**EXERCISE DESCRIPTION:**
Copy out the listing in full, exactly as written, but not its pictures.
--*--
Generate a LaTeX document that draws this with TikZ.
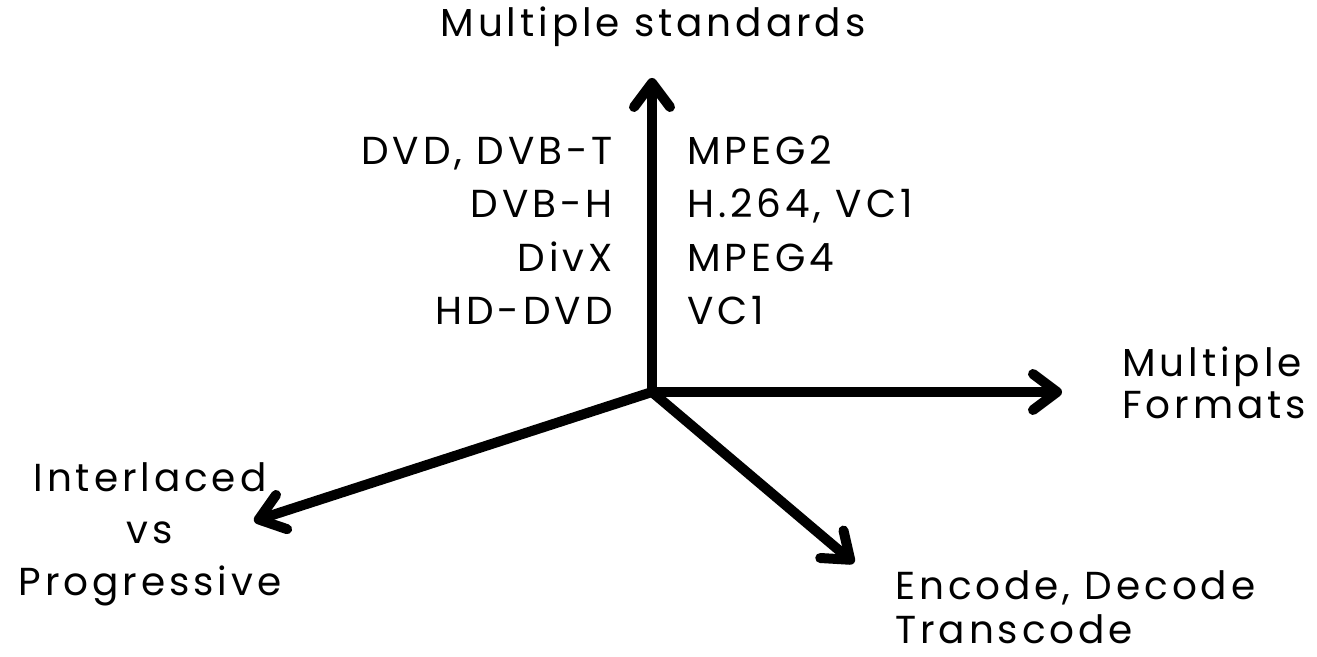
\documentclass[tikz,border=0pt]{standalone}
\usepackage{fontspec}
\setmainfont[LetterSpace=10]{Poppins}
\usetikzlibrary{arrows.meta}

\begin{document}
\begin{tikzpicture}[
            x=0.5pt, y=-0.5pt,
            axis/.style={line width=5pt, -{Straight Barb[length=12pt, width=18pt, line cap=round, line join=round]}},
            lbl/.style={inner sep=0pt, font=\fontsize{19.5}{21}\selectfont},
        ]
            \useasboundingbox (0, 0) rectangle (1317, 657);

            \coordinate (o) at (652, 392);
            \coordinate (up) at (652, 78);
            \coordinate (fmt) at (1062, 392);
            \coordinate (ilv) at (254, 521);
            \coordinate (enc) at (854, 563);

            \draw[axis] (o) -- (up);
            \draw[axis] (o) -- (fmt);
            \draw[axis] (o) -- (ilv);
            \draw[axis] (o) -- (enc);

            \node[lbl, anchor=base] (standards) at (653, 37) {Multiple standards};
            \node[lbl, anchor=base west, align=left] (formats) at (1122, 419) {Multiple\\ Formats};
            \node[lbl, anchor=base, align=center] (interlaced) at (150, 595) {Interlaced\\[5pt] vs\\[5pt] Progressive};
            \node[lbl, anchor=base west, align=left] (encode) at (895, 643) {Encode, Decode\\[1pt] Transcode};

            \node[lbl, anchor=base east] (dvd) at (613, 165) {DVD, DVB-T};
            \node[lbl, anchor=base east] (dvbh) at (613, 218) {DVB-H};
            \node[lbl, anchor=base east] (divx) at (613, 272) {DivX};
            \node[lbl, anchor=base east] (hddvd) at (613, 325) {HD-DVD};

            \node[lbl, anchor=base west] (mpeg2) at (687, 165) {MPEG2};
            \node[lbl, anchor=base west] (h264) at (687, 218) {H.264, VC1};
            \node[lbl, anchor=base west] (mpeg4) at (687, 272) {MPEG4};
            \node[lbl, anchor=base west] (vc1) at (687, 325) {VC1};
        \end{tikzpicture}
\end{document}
--*--
**RESPONSE TO THIS TASK:**
Generate a LaTeX document that draws this with TikZ.
\documentclass[tikz,border=0pt]{standalone}
\usepackage{fontspec}
\setmainfont[LetterSpace=10]{Poppins}
\usetikzlibrary{arrows.meta}

\begin{document}
\begin{tikzpicture}[
            x=0.5pt, y=-0.5pt,
            axis/.style={line width=5pt, -{Straight Barb[length=12pt, width=18pt, line cap=round, line join=round]}},
            lbl/.style={inner sep=0pt, font=\fontsize{19.5}{21}\selectfont},
        ]
            \useasboundingbox (0, 0) rectangle (1317, 657);

            \coordinate (o) at (652, 392);
            \coordinate (up) at (652, 78);
            \coordinate (fmt) at (1062, 392);
            \coordinate (ilv) at (254, 521);
            \coordinate (enc) at (854, 563);

            \draw[axis] (o) -- (up);
            \draw[axis] (o) -- (fmt);
            \draw[axis] (o) -- (ilv);
            \draw[axis] (o) -- (enc);

            \node[lbl, anchor=base] (standards) at (653, 37) {Multiple standards};
            \node[lbl, anchor=base west, align=left] (formats) at (1122, 419) {Multiple\\ Formats};
            \node[lbl, anchor=base, align=center] (interlaced) at (150, 595) {Interlaced\\[5pt] vs\\[5pt] Progressive};
            \node[lbl, anchor=base west, align=left] (encode) at (895, 643) {Encode, Decode\\[1pt] Transcode};

            \node[lbl, anchor=base east] (dvd) at (613, 165) {DVD, DVB-T};
            \node[lbl, anchor=base east] (dvbh) at (613, 218) {DVB-H};
            \node[lbl, anchor=base east] (divx) at (613, 272) {DivX};
            \node[lbl, anchor=base east] (hddvd) at (613, 325) {HD-DVD};

            \node[lbl, anchor=base west] (mpeg2) at (687, 165) {MPEG2};
            \node[lbl, anchor=base west] (h264) at (687, 218) {H.264, VC1};
            \node[lbl, anchor=base west] (mpeg4) at (687, 272) {MPEG4};
            \node[lbl, anchor=base west] (vc1) at (687, 325) {VC1};
        \end{tikzpicture}
\end{document}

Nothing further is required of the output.